There may be some overhead in the planning part as the plan with group by
index doesn't look trivial. I guess it may relate to the classic TreeIndex
plan, but give reasonable score only when the grouped field is selected and is used with =
. As for the ORDER BY
, FWD always tried to fit the _multiplex
in the ORDER BY
just to match the index. However, there is no functional reasoning behind. Thus, we should change FWD to avoid injecting _multiplex
in the ORDER BY
anymore.
- almost no overhead in creating a new multiplex:
map.put(<new-multiplex-value>, new TreeIndex())
- most probable there won't be any performance increase in queries, inserts, deletes and updates. With our current
TreeIndex
, there are only some integer comparisons to resolve the "bucket" - multiplex sub-tree. - this whole work will reflect in the
BATCH DELETE
operations. These will be really fast and won't need any index traversal.
I will put a little more thought in this, but I would like to know your input here. The effort in FWD-H2 is considerable, but yet not impossible. In FWD, we should do some careful performance / functional testing.

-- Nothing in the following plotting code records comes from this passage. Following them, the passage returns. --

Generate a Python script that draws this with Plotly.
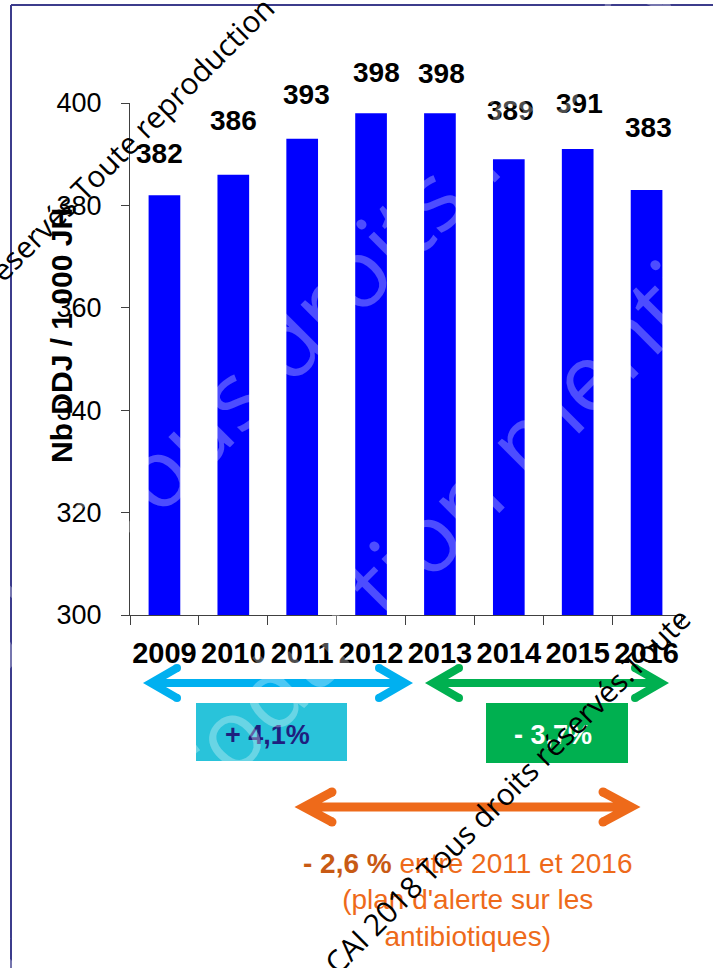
import plotly.graph_objects as go

# Consumption of antibiotics, number of DDJ per 1 000 JH
YEARS = ["2009", "2010", "2011", "2012", "2013", "2014", "2015", "2016"]
DDJ = [382, 386, 393, 398, 398, 389, 391, 383]
Y_TICKS = [300, 320, 340, 360, 380, 400]

# Per-label placement above each bar (pixels)
LABEL_LIFT = [32, 45, 35, 31, 30, 39, 36, 53]
LABEL_NUDGE = [-5, 0, 4, 5, 2, 2, 2, 2]

W, H = 713, 968
L, R, T, B = 130, 32, 103, 353
PW, PH = W - L - R, H - T - B


def px(x):
    return (x - L) / PW


def py(y):
    return (H - B - y) / PH


BASE_FONT = "Arial, Liberation Sans, sans-serif"
BAR_BLUE = "#0000FF"
CYAN = "#00B0F0"
GREEN = "#00B050"
ORANGE = "#EE6A1A"

fig = go.Figure()
fig.add_trace(go.Bar(
    x=YEARS, y=DDJ, marker=dict(color=BAR_BLUE, line=dict(width=0)),
    hoverinfo="skip", showlegend=False,
))

annotations = []
shapes = []

# value labels above bars (category index on the x axis)
for i, (v, lift, dx) in enumerate(zip(DDJ, LABEL_LIFT, LABEL_NUDGE)):
    annotations.append(dict(
        x=i, y=v, xref="x", yref="y", text=str(round(v)), showarrow=False,
        xanchor="center", yanchor="bottom", yshift=lift - 8, xshift=dx,
        font=dict(family=BASE_FONT, size=28, color="black", weight="bold"),
    ))

# vertical axis title
annotations.append(dict(
    x=px(61), y=py(336), xref="paper", yref="paper", text="Nb DDJ / 1 000 JH",
    textangle=-90, showarrow=False, xanchor="center", yanchor="middle",
    font=dict(family=BASE_FONT, size=30, color="black", weight="bold"),
))


def arrow(x0, x1, y, color, width, hx, hy):
    inset = width
    a0, a1 = x0 + inset, x1 - inset
    path = (
        f"M{px(a0 + hx)},{py(y - hy)} L{px(a0)},{py(y)} L{px(a0 + hx)},{py(y + hy)} "
        f"M{px(a0)},{py(y)} L{px(a1)},{py(y)} "
        f"M{px(a1 - hx)},{py(y - hy)} L{px(a1)},{py(y)} L{px(a1 - hx)},{py(y + hy)}"
    )
    shapes.append(dict(type="path", xref="paper", yref="paper", path=path,
                       line=dict(color=color, width=width),
                       fillcolor="rgba(0,0,0,0)"))
    r = width / 2
    for cx, cy in [(a0 + hx, y - hy), (a0 + hx, y + hy), (a1 - hx, y - hy), (a1 - hx, y + hy)]:
        shapes.append(dict(type="circle", xref="paper", yref="paper",
                           x0=px(cx - r), x1=px(cx + r), y0=py(cy + r), y1=py(cy - r),
                           fillcolor=color, line=dict(width=0)))


def box(x0, x1, y0, y1, color):
    shapes.append(dict(type="rect", xref="paper", yref="paper",
                       x0=px(x0), x1=px(x1), y0=py(y1), y1=py(y0),
                       fillcolor=color, line=dict(width=0)))


# period arrows and variation boxes
arrow(143, 413, 683, CYAN, 8, 26, 15)
arrow(425, 669, 683, GREEN, 8, 26, 15)
arrow(295, 640, 807, ORANGE, 9, 28, 15)
box(196, 347, 703, 761, "#29C3DA")
box(486, 628, 703, 763, GREEN)

annotations.append(dict(
    x=px(267), y=py(735), xref="paper", yref="paper", text="+ 4,1%", showarrow=False,
    xanchor="center", yanchor="middle",
    font=dict(family=BASE_FONT, size=27, color="#1F1F7F", weight="bold"),
))
annotations.append(dict(
    x=px(553), y=py(735), xref="paper", yref="paper", text="- 3,7%", showarrow=False,
    xanchor="center", yanchor="middle",
    font=dict(family=BASE_FONT, size=27, color="white", weight="bold"),
))
annotations.append(dict(
    x=px(468), y=py(900), xref="paper", yref="paper",
    text=("<span style='color:#C85A14'><b>- 2,6 %</b></span> entre 2011 et 2016<br>"
          "(plan d'alerte sur les<br>antibiotiques)"),
    showarrow=False, xanchor="center", yanchor="middle", align="center",
    font=dict(family=BASE_FONT, size=28, color=ORANGE),
))

# frame lines
shapes.append(dict(type="line", xref="paper", yref="paper",
                   x0=px(11), x1=px(713), y0=py(5), y1=py(5),
                   line=dict(color="#3C3C8C", width=2)))
shapes.append(dict(type="line", xref="paper", yref="paper",
                   x0=px(11), x1=px(11), y0=py(5), y1=py(968),
                   line=dict(color="#3C3C8C", width=2)))

# copyright marks
WM_FONT = "Open Sans, sans-serif"
for text, cx, cy, size, color in [
    ("2018 Tous droits réservés", 326, 299, 95, "rgba(255,255,255,0.3)"),
    ("Toute reproduction mentionnée", 378, 582, 95, "rgba(255,255,255,0.3)"),
    ("réservés Toute reproduction", 127, 143, 30, "black"),
    ("CAI 2018 Tous droits réservés.Toute", 507, 790, 30, "black"),
]:
    annotations.append(dict(
        x=px(cx), y=py(cy), xref="paper", yref="paper", text=text, showarrow=False,
        textangle=-45, xanchor="center", yanchor="middle",
        font=dict(family=WM_FONT, size=size, color=color),
    ))

fig.update_layout(
    width=W, height=H,
    margin=dict(l=L, r=R, t=T, b=B, pad=0),
    paper_bgcolor="white", plot_bgcolor="white",
    bargap=0.54,
    annotations=annotations, shapes=shapes,
    xaxis=dict(
        type="category", categoryorder="array", categoryarray=YEARS,
        range=[-0.5, len(YEARS) - 0.5], autorange=False,
        showgrid=False, showline=True, linecolor="#404040", linewidth=1,
        ticks="outside", tickson="boundaries", ticklen=9, tickcolor="#404040",
        tickfont=dict(family=BASE_FONT, size=29, color="black", weight="bold"),
        tickangle=0, ticklabelstandoff=12, zeroline=False,
    ),
    yaxis=dict(
        range=[300, 400], autorange=False, tickvals=Y_TICKS, showgrid=False, showline=True,
        linecolor="#404040", linewidth=1, ticks="outside", ticklen=8, tickcolor="#404040",
        tickfont=dict(family=BASE_FONT, size=27, color="black"),
        ticklabelstandoff=14, zeroline=False,
    ),
)

fig.write_html("out.html")
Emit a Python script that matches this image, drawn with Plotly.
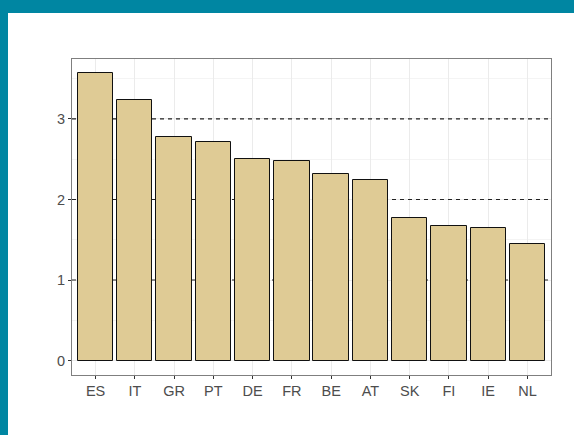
import plotly.graph_objects as go

countries = ["ES", "IT", "GR", "PT", "DE", "FR", "BE", "AT", "SK", "FI", "IE", "NL"]
values = [3.565, 3.237, 2.778, 2.708, 2.497, 2.472, 2.311, 2.236, 1.764, 1.668, 1.647, 1.448]
ref_lines = [1, 2, 3]
y_ticks = [0, 1, 2, 3]

W, H = 574, 435
L, R, T, B = 72, 23, 59, 60
pw, ph = W - L - R, H - T - B

def px_x(x):
    return (x - L) / pw

def px_y(y):
    return (H - B - y) / ph

teal = "#0086A2"
x_lo, x_hi = -0.6, 11.6
y_lo, y_hi = -0.178, 3.743

fig = go.Figure()
for v in ref_lines:
    fig.add_trace(go.Scatter(
        x=[x_lo, x_hi], y=[v, v], mode="lines", hoverinfo="skip",
        line=dict(color="#222222", width=1.1, dash="4px,4px"),
        xaxis="x", yaxis="y",
    ))
fig.add_trace(go.Bar(
    x=list(range(len(countries))), y=values, width=0.9,
    marker=dict(color="#DFCB95", line=dict(color="#111111", width=1)),
    hoverinfo="x+y", xaxis="x2", yaxis="y2",
))

shapes = [
    dict(type="rect", xref="paper", yref="paper", x0=px_x(0), x1=px_x(W), y0=px_y(13), y1=px_y(0),
         fillcolor=teal, line=dict(width=0), layer="above"),
    dict(type="rect", xref="paper", yref="paper", x0=px_x(0), x1=px_x(8), y0=px_y(H), y1=px_y(0),
         fillcolor=teal, line=dict(width=0), layer="above"),
]

fig.update_layout(
    width=W, height=H,
    margin=dict(l=L, r=R, t=T, b=B, pad=0),
    paper_bgcolor="white", plot_bgcolor="white",
    showlegend=False,
    font=dict(family="Liberation Sans, Arial, sans-serif", size=14.5, color="#4D4D4D"),
    shapes=shapes,
    bargap=0,
    xaxis=dict(
        range=[x_lo, x_hi], tickmode="array", tickvals=list(range(len(countries))), ticktext=countries,
        showgrid=True, gridcolor="#EBEBEB", gridwidth=1,
        showline=True, linecolor="#7F7F7F", linewidth=1, mirror=True,
        ticks="outside", ticklen=3, tickcolor="#333333", tickwidth=1,
        zeroline=False, fixedrange=True,
    ),
    yaxis=dict(
        range=[y_lo, y_hi], tickmode="array", tickvals=y_ticks,
        showgrid=True, gridcolor="#EBEBEB", gridwidth=1,
        minor=dict(tickmode="array", tickvals=[0.5, 1.5, 2.5, 3.5], showgrid=True, gridcolor="#F4F4F4", gridwidth=0.6, ticks=""),
        showline=True, linecolor="#7F7F7F", linewidth=1, mirror=True,
        ticks="outside", ticklen=3, tickcolor="#333333", tickwidth=1,
        zeroline=False, fixedrange=True,
    ),
    xaxis2=dict(range=[x_lo, x_hi], overlaying="x", visible=False, showgrid=False, zeroline=False, fixedrange=True),
    yaxis2=dict(range=[y_lo, y_hi], overlaying="y", visible=False, showgrid=False, zeroline=False, fixedrange=True),
)

fig.write_html("out.html", config={"displayModeBar": False},
               post_script="document.body.style.margin='0';document.body.style.overflow='hidden';")
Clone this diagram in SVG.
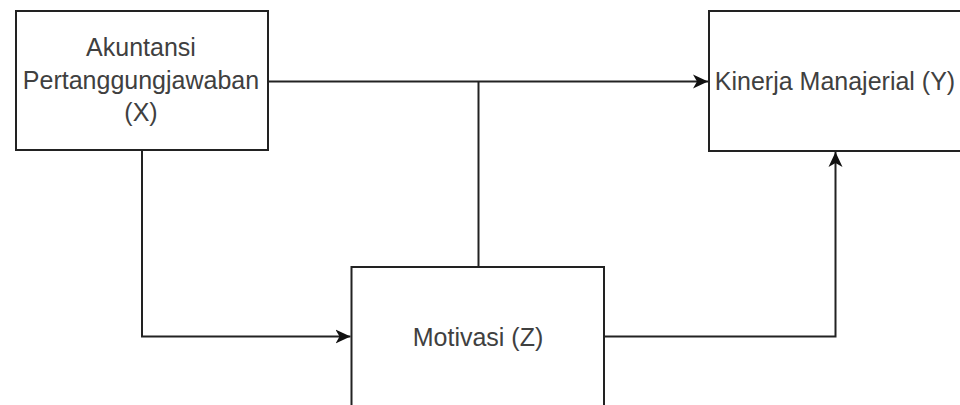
<svg xmlns="http://www.w3.org/2000/svg" width="960" height="405" viewBox="0 0 960 405">
<style>
.box{fill:#ffffff;stroke:#222222;stroke-width:2}
.edge{fill:none;stroke:#222222;stroke-width:2}
.lbl{font-family:"Liberation Sans",Arial,sans-serif;font-size:25px;fill:#404040;text-anchor:middle}
</style>
<defs>
<marker id="arr" viewBox="0 0 16 16" refX="15" refY="8" markerWidth="16" markerHeight="16" markerUnits="userSpaceOnUse" orient="auto">
<path d="M0,1 L15,8 L0,15 L4,8 Z" fill="#111111"/>
</marker>
</defs>
<rect width="960" height="405" fill="#ffffff"/>
<g id="connectors">
<path class="edge" d="M268,81.5 L708,81.5" marker-end="url(#arr)"/>
<path class="edge" d="M478.5,267 L478.5,81.5"/>
<path class="edge" d="M142,150 L142,336.5 L350.5,336.5" marker-end="url(#arr)"/>
<path class="edge" d="M604,336.5 L835.5,336.5 L835.5,152" marker-end="url(#arr)"/>
</g>
<g id="node-x">
<rect class="box" x="16" y="11" width="252" height="139"/>
<text class="lbl" x="141" y="56">Akuntansi</text>
<text class="lbl" x="141" y="88.5">Pertanggungjawaban</text>
<text class="lbl" x="141" y="121">(X)</text>
</g>
<g id="node-y">
<rect class="box" x="709" y="11" width="254" height="140"/>
<text class="lbl" x="835" y="89.5">Kinerja Manajerial (Y)</text>
</g>
<g id="node-z">
<rect class="box" x="351.5" y="267" width="252.5" height="150"/>
<text class="lbl" x="478" y="346">Motivasi (Z)</text>
</g>
</svg>
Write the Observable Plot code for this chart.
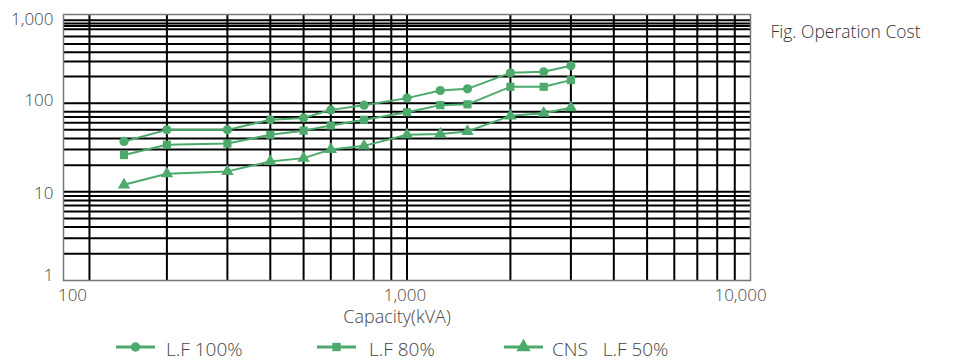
<!DOCTYPE html>
<html>
<head>
<meta charset="utf-8">
<script src="https://cdn.jsdelivr.net/npm/d3@7"></script>
<script src="https://cdn.jsdelivr.net/npm/@observablehq/plot@0.6"></script>
<style>
  html, body { margin: 0; padding: 0; background: #fff; }
  #chart { position: relative; width: 960px; }
  #legend { position: relative; width: 960px; height: 27px; font-family: "Open Sans", sans-serif; font-weight: 300; font-size: 19px; color: #444; }
  .item { position: absolute; top: 0; height: 27px; }
  .item svg { position: absolute; left: 0; top: 2px; }
  .item span { position: absolute; top: 1px; white-space: pre; line-height: 27px; }
</style>
</head>
<body>
<div id="chart"></div>
<div id="legend"></div>
<script>
// ---- data ----
const capacity = [150, 200, 300, 400, 500, 600, 750, 1000, 1250, 1500, 2000, 2500, 3000];
const lf100 = [37, 50, 50, 65, 68, 84, 95, 114, 139, 145, 220, 226, 264];
const lf80  = [26, 34, 35, 44, 49, 56, 65, 79, 95, 97, 153, 153, 182];
const lf50  = [12, 16, 17, 22, 24, 30, 33, 44, 45, 48, 72, 77, 89];
const seriesNames = ["L.F 100%", "L.F 80%", "CNS   L.F 50%"];
const seriesSymbols = ["circle", "square", "triangle"];

const xGrid = [119, 200, 300, 400, 500, 600, 700, 800, 900, 1000, 2000, 3000, 4000, 5000, 6000, 7000, 8000, 9000];
const yGrid = [860, 790, 740, 680, 565, 465, 375, 295, 200, 100, 80, 70, 60, 50, 40, 30, 20, 10, 9, 8, 7, 6, 5, 4, 3, 2];
const xTicks = [100, 1000, 10000];
const yTicks = [1000, 100, 10, 1];
const title = "Fig. Operation Cost";
const xLabel = "Capacity(kVA)";

const green = "#4caa6c";

const valuesList = [lf100, lf80, lf50];
const data = seriesNames.flatMap((s, i) => capacity.map((c, j) => ({series: s, capacity: c, value: valuesList[i][j]})));

const fmt = d3.format(",");

const xDx = [9, -2, -10];
const yDy = [5.5, -3, 1.5, -5];

const chart = Plot.plot({
  width: 960,
  height: 335,
  marginLeft: 63,
  marginRight: 210,
  marginTop: 14,
  marginBottom: 55,
  style: {fontFamily: "Open Sans, sans-serif", fontSize: "17px", color: "#444", fontWeight: 300, background: "#fff"},
  x: {type: "log", domain: [100, 10000], label: null},
  y: {type: "log", domain: [1, 1000], label: null},
  symbol: {domain: seriesNames, range: seriesSymbols},
  marks: [
    Plot.ruleX(xGrid, {stroke: "#000", strokeWidth: 2}),
    Plot.ruleY(yGrid, {stroke: "#000", strokeWidth: 2}),
    Plot.frame({stroke: "#777", strokeWidth: 1.5}),
    Plot.line(data, {x: "capacity", y: "value", z: "series", stroke: green, strokeWidth: 2}),
    Plot.dot(data, {x: "capacity", y: "value", symbol: "series", fill: green, stroke: "none", r: 4.6}),
    ...xTicks.map((t, i) => Plot.axisX([t], {tickSize: 0, tickPadding: 8, tickFormat: fmt, label: null, dx: xDx[i]})),
    ...yTicks.map((t, i) => Plot.axisY([t], {tickSize: 0, tickPadding: 10, tickFormat: fmt, label: null, dy: yDy[i]})),
    Plot.text([xLabel], {frameAnchor: "bottom", dy: 42, dx: -10, fontSize: 18}),
    Plot.text([title], {frameAnchor: "top-right", textAnchor: "start", dx: 20, dy: 11, fontSize: 17.5, fill: "#333"})
  ]
});
document.getElementById("chart").appendChild(chart);

// ---- legend ----
const lefts = [116, 317, 504];
const textOffsets = [50, 52, 48];
const legend = d3.select("#legend");
seriesNames.forEach((name, i) => {
  const item = legend.append("div").attr("class", "item").style("left", lefts[i] + "px");
  const svg = item.append("svg").attr("width", 40).attr("height", 22);
  svg.append("line").attr("x1", 0).attr("x2", 39).attr("y1", 10).attr("y2", 10)
    .attr("stroke", green).attr("stroke-width", 3);
  const sym = [d3.symbolCircle, d3.symbolSquare, d3.symbolTriangle][i];
  const size = [70, 70, 90][i];
  svg.append("path").attr("d", d3.symbol(sym, size)()).attr("transform", "translate(19.5,10)").attr("fill", green);
  item.append("span").style("left", textOffsets[i] + "px").text(name);
});
</script>
</body>
</html>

Anyway, I will go ahead understanding what is the total time spent in DELETE tt WHERE _multiplex = ?
.
#2 Updated by Alexandru Lungu 11 months ago
- % Done changed from 0 to 20
- Assignee set to Alexandru Lungu
- Status changed from New to WIP
I've done some basic implementation for this just to test out the hypothesis. I have:
conn.createStatement().execute("create local temporary table tt(_multiplex int, recid int);"); conn.createStatement().execute("create index idx1 on tt (recid) group by (_multiplex)");
and
conn.createStatement().execute("create local temporary table tt(_multiplex int, recid int);"); conn.createStatement().execute("create index idx1 on tt (_multiplex, recid)");
I've got the following with 100 multiplex of 1000 records each. I agree that this is unrealistic, but allows me to compute the times properly:
Bucket insert: 53.67ms Bucket query: 2.27ms Bucket update: 58.21ms Bucket delete direct-access: 6.85ms Bucket thrash: 10.06ms Tree insert: 53.29ms Tree query: 3.66ms Tree update: 73.86ms Tree delete: 37.31ms Tree trash: 8.65msTests:
- insert: 1000 records at 100 multiplex value - one single prepared statement.
- query: retrieve first 3 records at each multiplex 1.000 times
- update: overwrite all recid of first 10 entries at each multiplex + overwrite each multiplex value
- delete: delete all records from a multiplex
- thrash: insert 1 record, deletes all records - repeated 10.000 times
The tests are executed on a warm database. As expected, inserts and queries are similarly fast (hash vs several tree comparisons). Updates are just a bit faster on bucket index - quite strange. For bulk delete, bucket index is really fast. Note that this is a case where only one index is defined. If there are several, the optimization degree is even larger. The only constraint I had here is that the scan index should be consistent, so I still have to iterate all deleted rows. On the other side, buckets are cleared almost instantly, comparing to tree indexes that need rebalance after each node removed.
The biggest concern now is that "thrash" tests are always worse on buckets, due to the need of constantly initializing and dropping hash buckets.
The implementation is highly experimental, but it is good news that this out-performs tree indexes. I will do some final touches to the implementation an commit. Afterward, I will try to integrate it in FWD. For this, I will need to:- rewrite queries that force
multiplex
into the ORDER BY - hopefully I won't see any performance drop at this point - if this works, I will change the SQL multiplex pruning into direct-access pruning - I expect to see some improvement here.
From my profiling, there are lots of such multiplex pruning. One call is not expensive, but there are tens of thousands in a POC.